→ **RECORDED INFORMATION**

<<<<

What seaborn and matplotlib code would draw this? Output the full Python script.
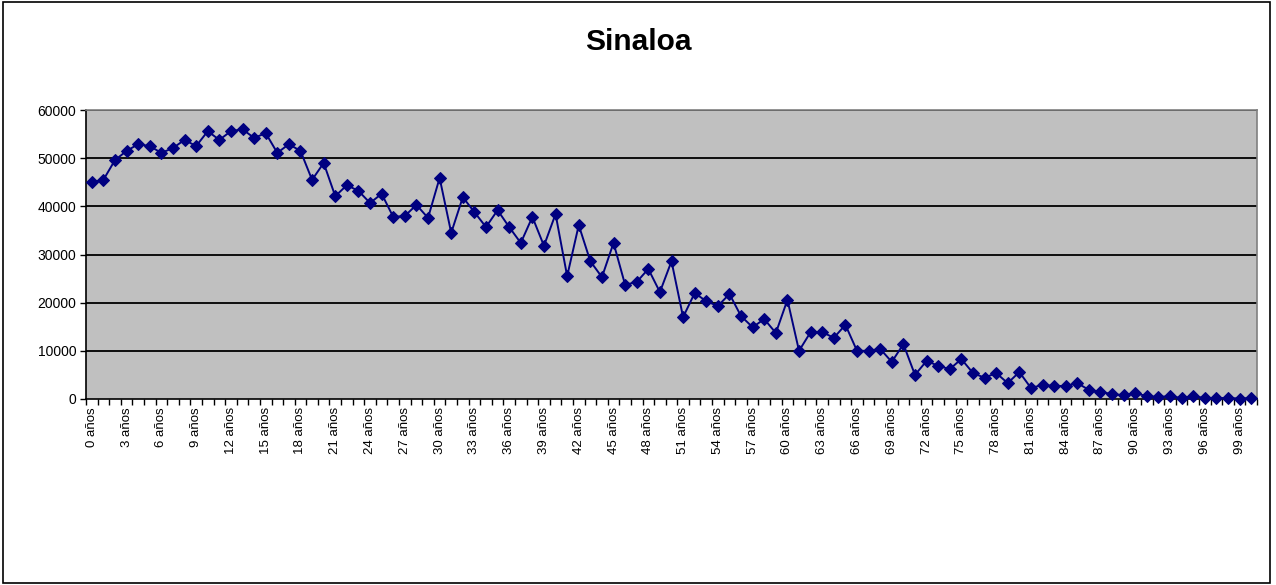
import matplotlib
matplotlib.use("Agg")
import matplotlib.pyplot as plt
from matplotlib.patches import Rectangle
from matplotlib.ticker import FixedLocator, NullFormatter
import seaborn as sns
import pandas as pd

# Population by single year of age, Sinaloa
ages = list(range(0, 101))
population = [
    45000, 45500, 49600, 51500, 52900, 52500, 51100, 52100, 53800, 52500,
    55600, 53800, 55600, 56000, 54200, 55200, 51100, 52900, 51500, 45500,
    49000, 42100, 44400, 43200, 40700, 42600, 37800, 38000, 40300, 37600,
    45900, 34500, 41900, 38800, 35700, 39200, 35700, 32400, 37800, 31800,
    38400, 25500, 36100, 28600, 25300, 32400, 23700, 24300, 27000, 22200,
    28600, 17000, 22000, 20300, 19300, 21800, 17200, 14900, 16600, 13700,
    20600, 10000, 13900, 13900, 12700, 15400, 10000, 10000, 10400, 7700,
    11400, 5000, 7900, 6900, 6200, 8300, 5400, 4400, 5400, 3300,
    5600, 2300, 2900, 2700, 2700, 3300, 1900, 1500, 1000, 800,
    1200, 600, 400, 600, 200, 600, 200, 200, 200, 100,
    200,
]
title = "Sinaloa"
y_ticks = [0, 10000, 20000, 30000, 40000, 50000, 60000]
label_ages = list(range(0, 101, 3))
x_labels = [f"{a} años" for a in label_ages]

df = pd.DataFrame({"edad": ages, "poblacion": population})

sns.set_theme(style="white")
plt.rcParams["font.family"] = ["Liberation Sans", "DejaVu Sans"]
plt.rcParams["text.color"] = "black"
plt.rcParams["xtick.color"] = "black"
plt.rcParams["ytick.color"] = "black"
plt.rcParams["xtick.labelcolor"] = "black"
plt.rcParams["ytick.labelcolor"] = "black"

W, H = 1276, 585
fig = plt.figure(figsize=(W / 100, H / 100), dpi=100)
fig.patch.set_facecolor("white")

left, right, top, bottom = 86, 1257, 110, 399
ax = fig.add_axes([left / W, 1 - bottom / H, (right - left) / W, (bottom - top) / H])
ax.set_facecolor("#C0C0C0")

for yv in y_ticks[1:]:
    ax.axhline(yv, color="black", lw=1.3, zorder=1)

sns.lineplot(
    data=df, x="edad", y="poblacion", ax=ax,
    color="#000080", lw=1.4, marker="D", markersize=6.5,
    markeredgecolor="#000080", markerfacecolor="#000080", zorder=3,
    clip_on=False,
)

ax.set_xlim(-0.5, 100.5)
ax.set_ylim(0, 60000)
ax.set_xlabel("")
ax.set_ylabel("")

ax.set_xticks(label_ages)
ax.set_xticklabels(x_labels, rotation=90, fontsize=9.5, color="black")
ax.xaxis.set_minor_locator(FixedLocator([k - 0.5 for k in range(0, 102)]))
ax.xaxis.set_minor_formatter(NullFormatter())
ax.tick_params(axis="x", which="major", length=0, pad=6)
ax.tick_params(axis="x", which="minor", length=4, width=1, color="black",
               direction="out", bottom=True)

ax.set_yticks(y_ticks)
ax.set_yticklabels([str(v) for v in y_ticks], fontsize=10, color="black")
ax.tick_params(axis="y", which="major", length=4, width=1, color="black",
               direction="out", left=True, pad=3)

for side in ("left", "bottom"):
    ax.spines[side].set_color("black")
    ax.spines[side].set_linewidth(1.2)
for side in ("top", "right"):
    ax.spines[side].set_color("#808080")
    ax.spines[side].set_linewidth(1.2)

fig.text(638 / W, 1 - 42 / H, title, ha="center", va="center",
         fontsize=21.5, fontweight="bold", color="black")

fig.add_artist(Rectangle((3 / W, 2 / H), (1270 - 3) / W, (583 - 2) / H,
                         transform=fig.transFigure, fill=False,
                         edgecolor="black", lw=1.2))

fig.savefig("out.png", dpi=100)
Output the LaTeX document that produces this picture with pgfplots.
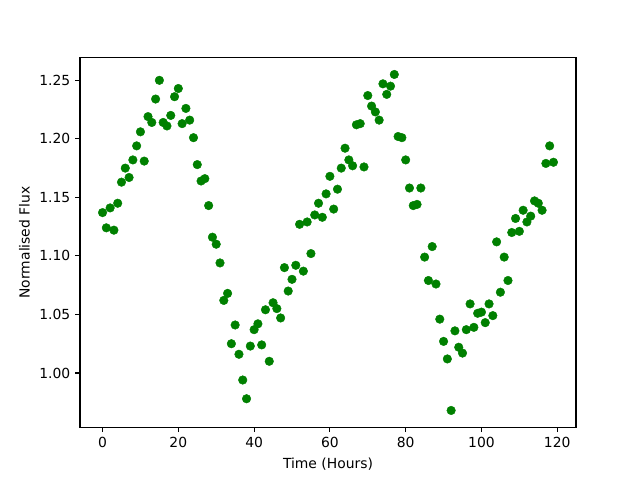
\documentclass[border=0pt]{standalone}
\usepackage{pgfplots}
\pgfplotsset{compat=1.18}
\usepackage{fontspec}
\setmainfont{DejaVu Sans}
\definecolor{mplgreen}{HTML}{008000}
\pgfplotstableread{
t f
0 1.137
1 1.124
2 1.141
3 1.122
4 1.145
5 1.163
6 1.175
7 1.167
8 1.182
9 1.194
10 1.206
11 1.181
12 1.219
13 1.214
14 1.234
15 1.250
16 1.214
17 1.211
18 1.220
19 1.236
20 1.243
21 1.213
22 1.226
23 1.216
24 1.201
25 1.178
26 1.164
27 1.166
28 1.143
29 1.116
30 1.110
31 1.094
32 1.062
33 1.068
34 1.025
35 1.041
36 1.016
37 0.994
38 0.978
39 1.023
40 1.037
41 1.042
42 1.024
43 1.054
44 1.010
45 1.060
46 1.055
47 1.047
48 1.090
49 1.070
50 1.080
51 1.092
52 1.127
53 1.087
54 1.129
55 1.102
56 1.135
57 1.145
58 1.133
59 1.153
60 1.168
61 1.140
62 1.157
63 1.175
64 1.192
65 1.182
66 1.177
67 1.212
68 1.213
69 1.176
70 1.237
71 1.228
72 1.223
73 1.216
74 1.247
75 1.238
76 1.245
77 1.255
78 1.202
79 1.201
80 1.182
81 1.158
82 1.143
83 1.144
84 1.158
85 1.099
86 1.079
87 1.108
88 1.076
89 1.046
90 1.027
91 1.012
92 0.968
93 1.036
94 1.022
95 1.017
96 1.037
97 1.059
98 1.039
99 1.051
100 1.052
101 1.043
102 1.059
103 1.049
104 1.112
105 1.069
106 1.099
107 1.079
108 1.120
109 1.132
110 1.121
111 1.139
112 1.129
113 1.134
114 1.147
115 1.145
116 1.139
117 1.179
118 1.194
119 1.180
}\datatable
\begin{document}
\fontsize{10bp}{12bp}\selectfont
\begin{tikzpicture}
\path[use as bounding box] (-0.8in,-0.528in) rectangle (5.6in,4.272in);
\begin{axis}[
  at={(0,0)}, anchor=south west,
  scale only axis,
  width=4.96in, height=3.696in,
  xmin=-5.95, xmax=124.95,
  ymin=0.9537, ymax=1.2694,
  xtick={0,20,40,60,80,100,120},
  ytick={1.00,1.05,1.10,1.15,1.20,1.25},
  yticklabel style={/pgf/number format/.cd, fixed, fixed zerofill, precision=2},
  /pgf/number format/assume math mode=true,
  tick align=outside,
  major tick length=3.5bp,
  tick style={line width=0.8bp, black},
  axis line style={line width=0.8bp},
  xtick pos=bottom, ytick pos=left,
  ticklabel style={font=\fontsize{10bp}{12bp}\selectfont},
  label style={font=\fontsize{10bp}{12bp}\selectfont},
  xlabel={Time (Hours)},
  ylabel={Normalised Flux},
  xlabel style={yshift=-1bp},
  ylabel style={yshift=0bp},
]
\addplot[only marks, mark=*, mark size=3.1bp, mark options={draw=mplgreen, fill=mplgreen, line width=0.3bp}] table[x=t, y=f] {\datatable};
\end{axis}
\end{tikzpicture}
\end{document}
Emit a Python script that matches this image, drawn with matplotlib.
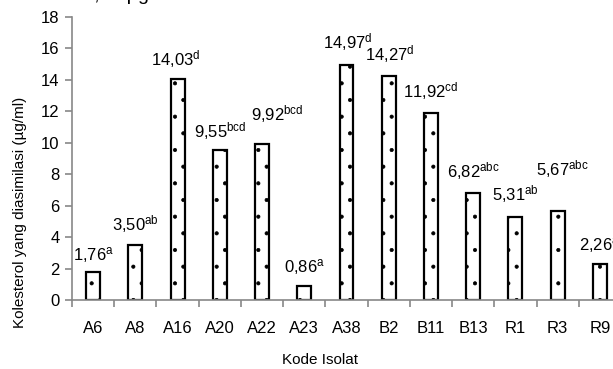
import matplotlib
matplotlib.use("Agg")
import matplotlib.pyplot as plt

plt.rcParams['font.family'] = ['Liberation Sans', 'DejaVu Sans']
plt.rcParams['mathtext.default'] = 'regular'
plt.rcParams['hatch.color'] = '#999999'
plt.rcParams['hatch.linewidth'] = 0.5

isolat = ["A6", "A8", "A16", "A20", "A22", "A23", "A38", "B2", "B11", "B13", "R1", "R3", "R9"]
nilai = [1.76, 3.50, 14.03, 9.55, 9.92, 0.86, 14.97, 14.27, 11.92, 6.82, 5.31, 5.67, 2.26]
notasi = ["a", "ab", "d", "bcd", "bcd", "a", "d", "d", "cd", "abc", "ab", "abc", "a"]

# where each value label sits (baseline height in y units, sideways shift in bars)
label_y = [2.54, 4.45, 14.95, 10.37, 11.45, 1.78, 16.03, 15.27, 12.91, 7.82, 6.36, 7.95, 3.18]
label_dx = [0, 0, -0.05, 0, 0.36, 0, 0.03, 0.02, 0, 0, 0, 0.12, 0]

fig = plt.figure(figsize=(6.13, 3.69), dpi=100)
ax = fig.add_axes([72/613, 1 - 300/369, 549/613, 283/369])

x = list(range(len(isolat)))
ax.bar(x, nilai, width=0.33, color='white', edgecolor='black', linewidth=1.6,
       hatch='.', zorder=2)

for xi, v, n, ly, dx in zip(x, nilai, notasi, label_y, label_dx):
    lab = f"{v:.2f}".replace(".", ",") + r"$^{" + n + "}$"
    ax.text(xi + dx, ly, lab, ha='center', va='baseline', fontsize=12)

ax.set_xlim(-0.5, 12.5)
ax.set_ylim(0, 18)
ax.set_yticks(range(0, 19, 2))
ax.set_xticks(x)
ax.set_xticklabels(isolat, fontsize=12)
ax.set_xticks([i - 0.5 for i in range(14)], minor=True)
ax.tick_params(axis='x', which='major', length=0, pad=15)
ax.tick_params(axis='x', which='minor', length=5, color='#888888', width=1.2)
ax.tick_params(axis='y', length=5, color='#888888', width=1.2, labelsize=12, pad=4)

for s in ['top', 'right']:
    ax.spines[s].set_visible(False)
for s in ['left', 'bottom']:
    ax.spines[s].set_color('#888888')
    ax.spines[s].set_linewidth(1.2)

fig.text(320/613, 1 - 360/369, "Kode Isolat", ha='center', va='center', fontsize=11)
fig.text(20/613, 1 - 212/369, "Kolesterol yang diasimilasi (µg/ml)", ha='center',
         va='center', rotation=90, fontsize=11)
# caption line above the chart, cut off at the top edge as in the source
fig.text(8/613, 1 - 0.5/369, "sebesar 1,50 µg", ha='left', va='baseline',
         fontsize=14)

fig.savefig("out.png", dpi=100)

>>>>

→ **PROBLEM STATEMENT**
Write out the lines beginning with the one that contains "Emit a Python" and ending with the one that contains "ax = fig.add_axes([72/613, 1", exactly as given. Leave pictures out.

→ **WRITTEN REPLY**
Emit a Python script that matches this image, drawn with matplotlib.
import matplotlib
matplotlib.use("Agg")
import matplotlib.pyplot as plt

plt.rcParams['font.family'] = ['Liberation Sans', 'DejaVu Sans']
plt.rcParams['mathtext.default'] = 'regular'
plt.rcParams['hatch.color'] = '#999999'
plt.rcParams['hatch.linewidth'] = 0.5

isolat = ["A6", "A8", "A16", "A20", "A22", "A23", "A38", "B2", "B11", "B13", "R1", "R3", "R9"]
nilai = [1.76, 3.50, 14.03, 9.55, 9.92, 0.86, 14.97, 14.27, 11.92, 6.82, 5.31, 5.67, 2.26]
notasi = ["a", "ab", "d", "bcd", "bcd", "a", "d", "d", "cd", "abc", "ab", "abc", "a"]

# where each value label sits (baseline height in y units, sideways shift in bars)
label_y = [2.54, 4.45, 14.95, 10.37, 11.45, 1.78, 16.03, 15.27, 12.91, 7.82, 6.36, 7.95, 3.18]
label_dx = [0, 0, -0.05, 0, 0.36, 0, 0.03, 0.02, 0, 0, 0, 0.12, 0]

fig = plt.figure(figsize=(6.13, 3.69), dpi=100)
ax = fig.add_axes([72/613, 1 - 300/369, 549/613, 283/369])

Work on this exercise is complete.